What is the difference between data mart and data lake?
A data mart is a subset of a data warehouse that contains specific information for a particular department or business function. In contrast, a data lake is a storage repository for raw and unprocessed data from various sources.
Is Big Query a data lake or a data warehouse?
BigQuery can be considered both a data lake and a data warehouse. It provides storage capabilities similar to a data lake while also offering powerful analytical querying functionalities like a traditional data warehouse.
What is data fabric architecture?
Data fabric architecture refers to an approach that enables seamless integration, management, and access to distributed or heterogeneous datasets across different platforms or environments.
Is Snowflake a data lake?
No, Snowflake is not considered a pure data lake.
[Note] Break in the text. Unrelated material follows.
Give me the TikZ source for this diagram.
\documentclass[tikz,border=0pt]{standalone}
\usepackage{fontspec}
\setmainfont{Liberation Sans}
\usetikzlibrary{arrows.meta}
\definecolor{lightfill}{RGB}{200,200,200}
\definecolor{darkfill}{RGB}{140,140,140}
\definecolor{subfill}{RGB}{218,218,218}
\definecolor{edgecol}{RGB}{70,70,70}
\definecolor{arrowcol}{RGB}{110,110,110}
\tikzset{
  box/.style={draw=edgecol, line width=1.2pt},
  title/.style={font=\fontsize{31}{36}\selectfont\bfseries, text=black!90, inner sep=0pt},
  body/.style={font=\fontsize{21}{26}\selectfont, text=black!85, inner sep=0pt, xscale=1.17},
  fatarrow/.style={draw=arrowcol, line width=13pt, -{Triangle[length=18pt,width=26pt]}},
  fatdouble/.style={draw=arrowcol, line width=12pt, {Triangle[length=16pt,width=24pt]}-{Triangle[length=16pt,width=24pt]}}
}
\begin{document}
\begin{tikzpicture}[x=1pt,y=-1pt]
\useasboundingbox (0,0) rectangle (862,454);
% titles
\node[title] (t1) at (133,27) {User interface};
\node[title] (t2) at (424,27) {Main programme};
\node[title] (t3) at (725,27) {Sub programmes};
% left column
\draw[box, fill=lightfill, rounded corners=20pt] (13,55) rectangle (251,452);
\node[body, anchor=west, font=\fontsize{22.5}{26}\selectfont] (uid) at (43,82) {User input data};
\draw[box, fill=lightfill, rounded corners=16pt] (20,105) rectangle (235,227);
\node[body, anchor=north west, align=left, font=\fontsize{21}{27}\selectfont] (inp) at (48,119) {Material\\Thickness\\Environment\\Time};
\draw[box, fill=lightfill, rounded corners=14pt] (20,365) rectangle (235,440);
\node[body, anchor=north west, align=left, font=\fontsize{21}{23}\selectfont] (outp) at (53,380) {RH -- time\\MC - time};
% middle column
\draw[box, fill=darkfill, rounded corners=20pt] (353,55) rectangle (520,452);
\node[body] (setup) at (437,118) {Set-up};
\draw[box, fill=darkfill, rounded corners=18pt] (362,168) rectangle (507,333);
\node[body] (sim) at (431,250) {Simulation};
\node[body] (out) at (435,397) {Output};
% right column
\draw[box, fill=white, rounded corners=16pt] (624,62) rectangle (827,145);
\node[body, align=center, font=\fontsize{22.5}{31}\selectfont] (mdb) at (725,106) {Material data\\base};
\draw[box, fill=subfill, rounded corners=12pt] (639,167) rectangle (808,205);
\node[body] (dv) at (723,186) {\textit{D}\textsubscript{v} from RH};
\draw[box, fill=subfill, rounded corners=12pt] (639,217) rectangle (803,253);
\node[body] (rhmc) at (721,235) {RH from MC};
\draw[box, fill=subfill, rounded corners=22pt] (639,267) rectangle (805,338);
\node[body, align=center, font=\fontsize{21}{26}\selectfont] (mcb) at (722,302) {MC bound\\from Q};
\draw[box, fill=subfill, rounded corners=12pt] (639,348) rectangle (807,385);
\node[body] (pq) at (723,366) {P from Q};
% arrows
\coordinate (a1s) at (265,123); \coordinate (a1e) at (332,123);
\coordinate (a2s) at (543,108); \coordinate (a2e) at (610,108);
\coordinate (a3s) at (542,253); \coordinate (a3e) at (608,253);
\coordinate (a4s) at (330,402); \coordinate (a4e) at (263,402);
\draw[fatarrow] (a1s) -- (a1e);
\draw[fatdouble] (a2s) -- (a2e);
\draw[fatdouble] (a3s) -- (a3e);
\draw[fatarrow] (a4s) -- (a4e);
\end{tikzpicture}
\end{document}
It is a cloud-based relational database management system that offers features similar to both traditional data warehouses and modern distributed processing systems.
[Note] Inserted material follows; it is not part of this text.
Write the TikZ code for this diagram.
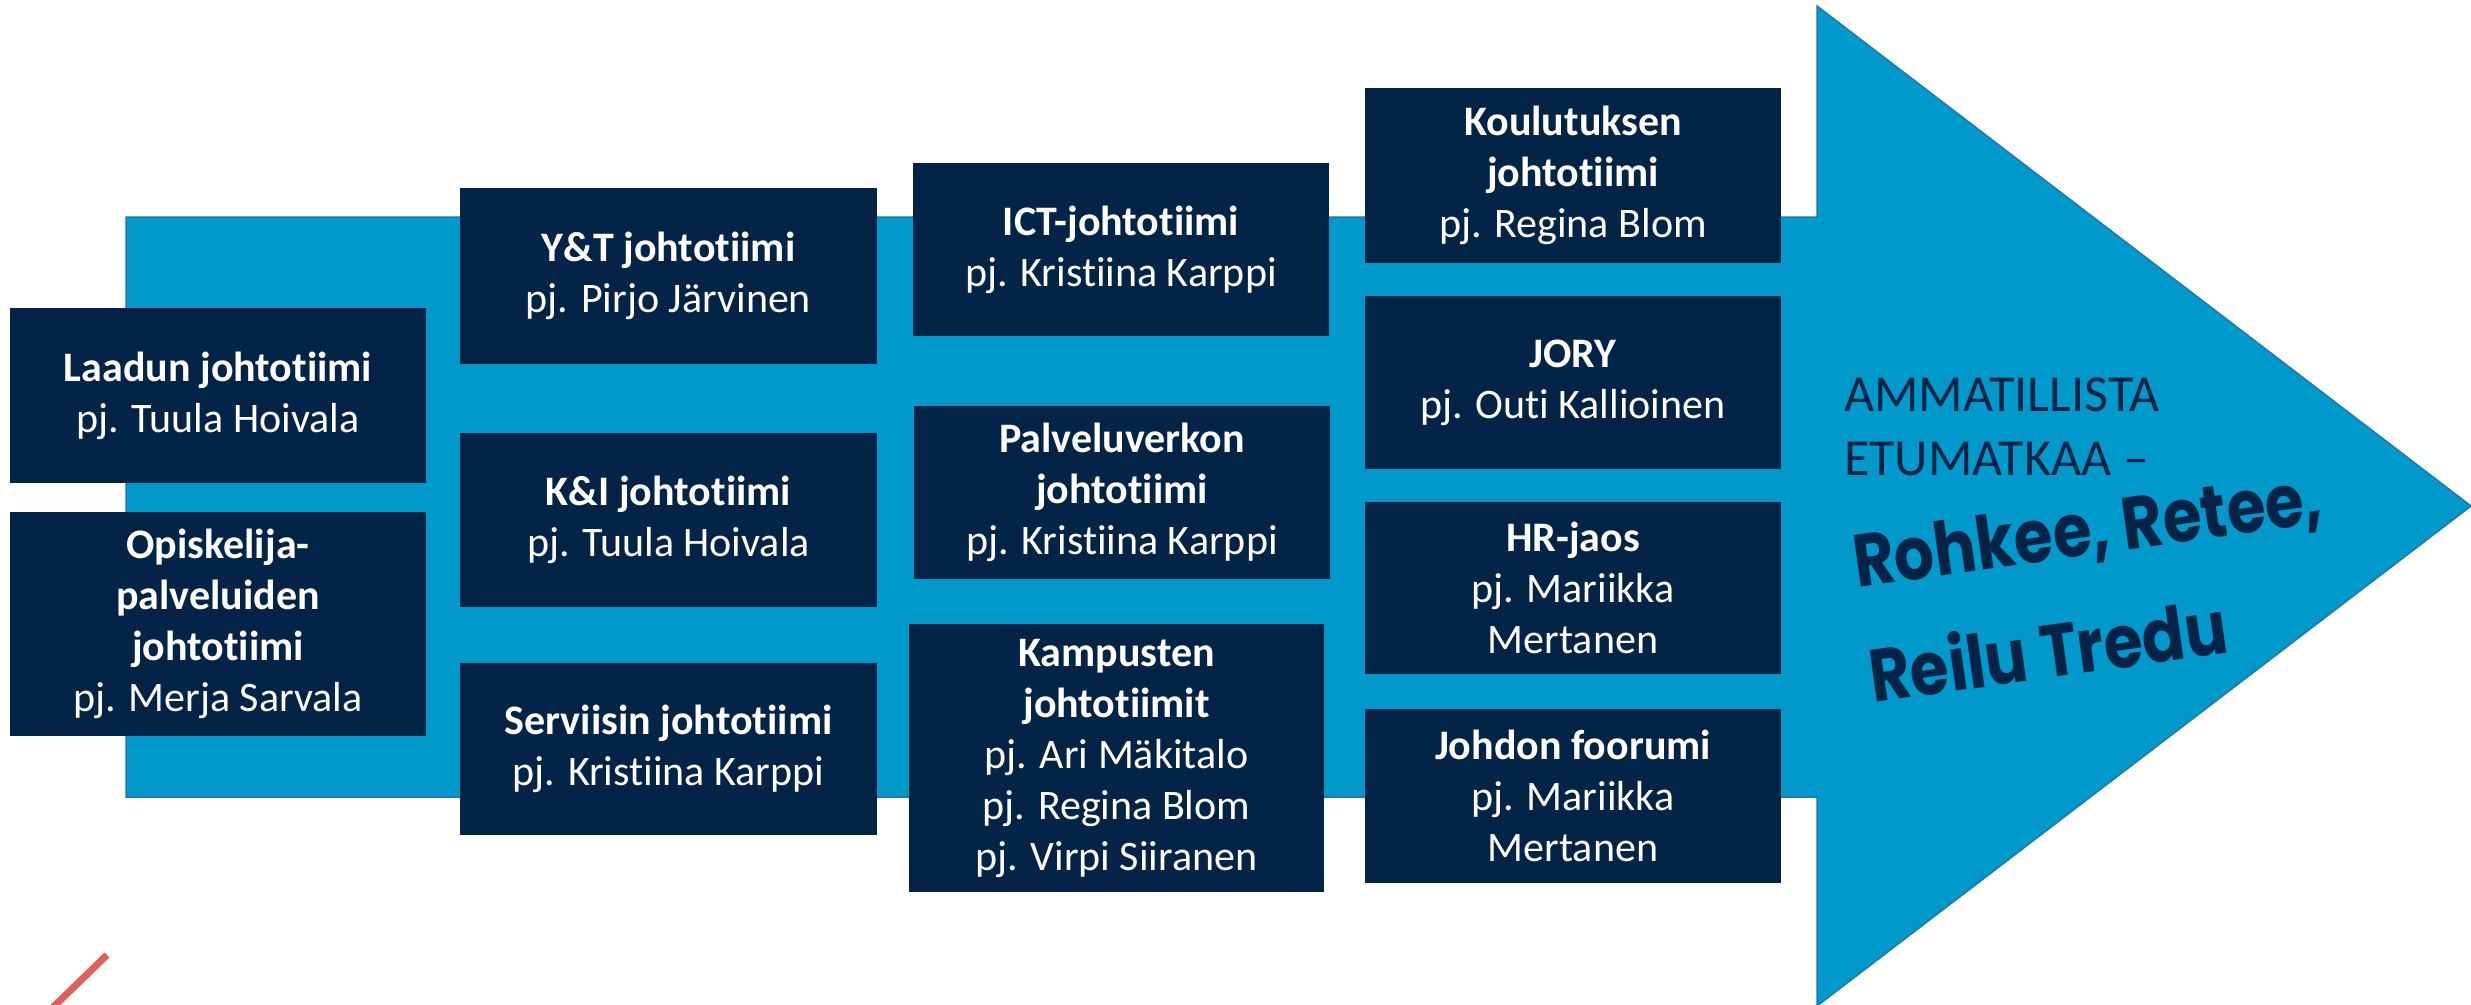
\documentclass[tikz,border=0pt]{standalone}
\usepackage{fontspec}
\setmainfont{Carlito}[Ligatures=CommonOff]
\newfontfamily\handfont{Poppins}[FakeStretch=0.85]
\definecolor{navy}{RGB}{3,36,70}
\definecolor{arrowblue}{RGB}{0,153,204}
\definecolor{arrowedge}{RGB}{30,120,170}
\definecolor{redline}{RGB}{222,98,90}
\tikzset{
  teambox/.style={fill=navy, text=white, align=center, inner sep=0pt,
    font=\fontsize{42}{51}\selectfont},
  slogan/.style={text=navy, inner sep=0pt, font=\fontsize{52}{64}\selectfont},
  handtext/.style={text=navy, inner sep=0pt, rotate=8, font=\handfont\bfseries\fontsize{74}{80}\selectfont}
}
\begin{document}
\begin{tikzpicture}[x=1pt,y=-1pt]
\useasboundingbox (0,0) rectangle (2471,1004);
\begin{scope}
\clip (0,0) rectangle (2471,1004);
% big arrow
\draw[fill=arrowblue, draw=arrowedge, line width=1.5pt]
  (126,217) -- (1817,217) -- (1817,6) -- (2471,506) -- (1817,1006) -- (1817,797) -- (126,797) -- cycle;
% red stroke
\coordinate (r1) at (107,955);
\coordinate (r2) at (45,1015);
\draw[redline, line width=7pt] (r1) -- (r2);
\end{scope}
% column 1
\node[teambox, minimum width=416pt, minimum height=175pt] (laadun) at (218,395.5)
  {\textbf{Laadun johtotiimi}\\pj. Tuula Hoivala};
\node[teambox, minimum width=416pt, minimum height=224pt] (opisk) at (218,624)
  {\textbf{Opiskelija-}\\\textbf{palveluiden}\\\textbf{johtotiimi}\\pj. Merja Sarvala};
% column 2
\node[teambox, minimum width=417pt, minimum height=176pt] (yt) at (668.5,276)
  {\textbf{Y\&T johtotiimi}\\pj. Pirjo Järvinen};
\node[teambox, minimum width=417pt, minimum height=174pt] (ki) at (668.5,520)
  {\textbf{K\&I johtotiimi}\\pj. Tuula Hoivala};
\node[teambox, minimum width=417pt, minimum height=172pt] (serv) at (668.5,749)
  {\textbf{Serviisin johtotiimi}\\pj. Kristiina Karppi};
% column 3
\node[teambox, minimum width=416pt, minimum height=173pt] (ict) at (1121,249.5)
  {\textbf{ICT-johtotiimi}\\pj. Kristiina Karppi};
\node[teambox, minimum width=416pt, minimum height=173pt] (palv) at (1122,492.5)
  {\textbf{Palveluverkon}\\\textbf{johtotiimi}\\pj. Kristiina Karppi};
\node[teambox, minimum width=415pt, minimum height=268pt] (kamp) at (1116.5,758)
  {\textbf{Kampusten}\\\textbf{johtotiimit}\\pj. Ari Mäkitalo\\pj. Regina Blom\\pj. Virpi Siiranen};
% column 4
\node[teambox, minimum width=416pt, minimum height=175pt] (koul) at (1573,175.5)
  {\textbf{Koulutuksen}\\\textbf{johtotiimi}\\pj. Regina Blom};
\node[teambox, minimum width=416pt, minimum height=173pt] (jory) at (1573,382.5)
  {\textbf{JORY}\\pj. Outi Kallioinen};
\node[teambox, minimum width=416pt, minimum height=172pt] (hr) at (1573,588)
  {\textbf{HR-jaos}\\pj. Mariikka\\Mertanen};
\node[teambox, minimum width=416pt, minimum height=174pt] (johdon) at (1573,796)
  {\textbf{Johdon foorumi}\\pj. Mariikka\\Mertanen};
% slogan
\node[slogan, anchor=base west] (s1) at (1844,411) {AMMATILLISTA};
\node[slogan, anchor=base west] (s2) at (1844,475) {ETUMATKAA –};
\node[handtext, anchor=base west] (h1) at (1857,588) {Rohkee, Retee,};
\node[handtext, anchor=base west] (h2) at (1873,703) {Reilu Tredu};
\end{tikzpicture}
\end{document}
What is the difference between a data warehouse and a data lake?
The main difference between a data warehouse and a data lake lies in their design principles. A data warehouse follows a structured schema-on-write approach with predefined schemas, while a data lake adopts an unstructured schema-on-read approach with no predefined structure.
What are the types of data lakes?
There are two types of data lakes: raw-data-oriented (also known as landing zones) and curated-data-oriented. Raw-data-oriented lakes store all types of raw and unprocessed source data, while curated-data-oriented lakes transform the raw input into more structured formats suitable for analysis.
What is the difference between data lake vs data mesh vs data virtualization?
Data lake emphasizes storing raw and unprocessed source data, Data mesh focuses on decentralization of ownership and governance of the distributed data, while Data virtualization allows for virtualized access to diverse data sources without physical consolidation.